Die Krux mit den Sponsoren

Doch ob es in Zug überhaupt drei Jahre werden, steht momentan in den Sternen. Obwohl der Deutsche inzwischen von einem niedrigeren Investitionsbedarf spricht, der für den Betriebsstart nötig wäre, merkt man bereits anhand des Konjunktivs, dass daraus (vorerst) nichts geworden ist.

Andreas Heinecke gilt als erfahrenster Sozialunternehmer überhaupt.

Andreas Heinecke gilt als erfahrenster Sozialunternehmer überhaupt.

(Bild: Screenshot Youtube)

Rund eine halbe Million habe gefehlt, kalkuliert Heinecke. Alleine die zwei Stiftungen, welche hinter dem Projekt stehen – eine davon ist die Marc Rich Foundation – könnten unmöglich den gesamten Betrag stemmen. Und die Sponsorenakquirierung scheint harzig verlaufen zu sein.

Der Rat von André Wicki

Ursprünglich war geplant, auf öffentliche Gelder zu verzichten. Auch, weil ihnen der damalige Stadtzuger Bauchef André Wicki (SVP) davon abgeraten habe – zu aufwendig, zu langwierig sei dies. Nun hat sich der Wind gedreht. Heinecke sagt: «Es ist möglich, dass wir einen kleinen Zustupf von Stadt und Kanton bekommen.»

Vergangene Woche weilte Heinecke in Zug, traf sich unter anderem mit Vertretern von Landis & Gyr, auf deren Areal das Museum entstehen wird. Es wird darüber beraten, wie es nun konkret weitergehen soll. Was bereits klar ist: Trotz Verzögerung bei der Finanzierung soll das Museum im Herbst eröffnet werden. Dies allerdings in abgespeckter Form.

«Ein gewisses Risiko muss man eingehen.»

Andreas Heinecke

«Es wird eine Demoversion für sechs bis neun Monate geben, damit sich die Leute bereits ein Bild machen können», erklärt der Sozialunternehmer. Grund dafür sei, dass sich das Projekt für die Bevölkerung immer noch sehr abstrakt anhören mag. Der Investitionsbedarf für ein «Pop-up Modi» liege bei rund 1,2 Millionen Franken.

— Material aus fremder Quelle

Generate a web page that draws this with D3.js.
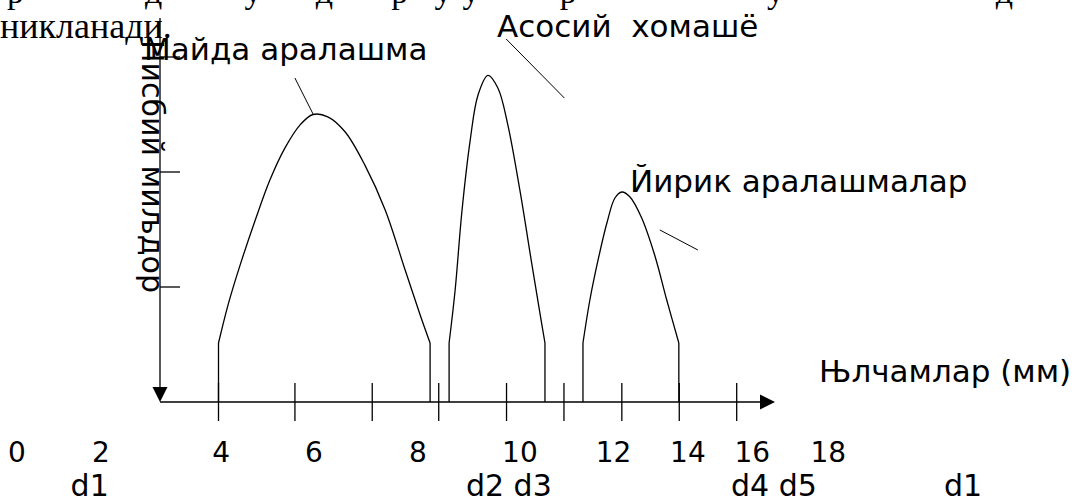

Wie stark wird abgespeckt?

Diese Woche standen weitere Gespräche auf der Traktandenliste. Es ging darum, den Rahmen für das definitive Museum abzustecken, ob auch bei der endgültigen Version mit der etwas weniger grossen Kelle angerührt werden soll.

Weiter auf dem Plan steht die Rekrutierung von geeigneten Mitarbeitern, welche noch geschult werden müssen. Bekanntlich werden dies Blinde, Taube und ältere Menschen sein. Die Mitarbeiter werden übrigens bezahlt, leisten also keinen Frondienst.

Die Frage nach dem Abriss

Heinecke lässt sich nicht davon beirren, dass der Start nicht ganz geglückt ist, sagt dass er lieber klein anfange. «Und ein gewisses Risiko muss man eingehen», ergänzt er. Es sei halt alles eine Frage des Geldes.

«Zug besitzt ein eigenartiges Image.»

Andreas Heinecke

Was ihm zusätzlich Auftrieb verleiht, ist, dass der Abriss des Siemens-Gebäudes 2022 keineswegs in Stein gemeisselt ist. Deswegen hofft Heinecke darauf,  dass das «Modi» länger bleiben kann.

Kryptohochburg und Steueroase

Dies wäre ganz in seinem Sinne, denn er ist überzeugt, dass das «Modi» gut hierher passt. Nicht bloss, weil eine der Stiftungen darauf bestanden hat, dass das Museum in Zug realisiert wird.

«Wir haben eine Analyse für Zug durchgeführt und herausgefunden, dass die Stadt ein eigenartiges Image besitzt. Es ist eine sehr internationale Stadt, doch weiss niemand davon.» Zug sei vor allem als Kryptohochburg und Steueroase bekannt.

Um sich einen Eindruck zu verschaffen: «Der Dialog im Stillen» in Hamburg:

Hoffen auf die Schulen

«Wir wollen mit dem Projekt hier einen Akzent setzen», erklärt Heinecke. Dass Zug verkehrstechnisch gut angebunden ist, sei natürlich ebenfalls von Vorteil.

Auch wenn das Museum erst mal eröffnet ist, wird es kein Selbstläufer sein. Heinecke weiss, was es braucht, um überleben zu können. «Ich will die Schulämter in Zug einbinden und das Museum schweizweit als Lernort anerkannt bekommen.» Denn dann würde man für Schulreisen berücksichtigt und die Mund-zu-Mund-Propaganda könnte ihren Lauf nehmen. Auf grosse Plakataktionen will Heinecke verzichten.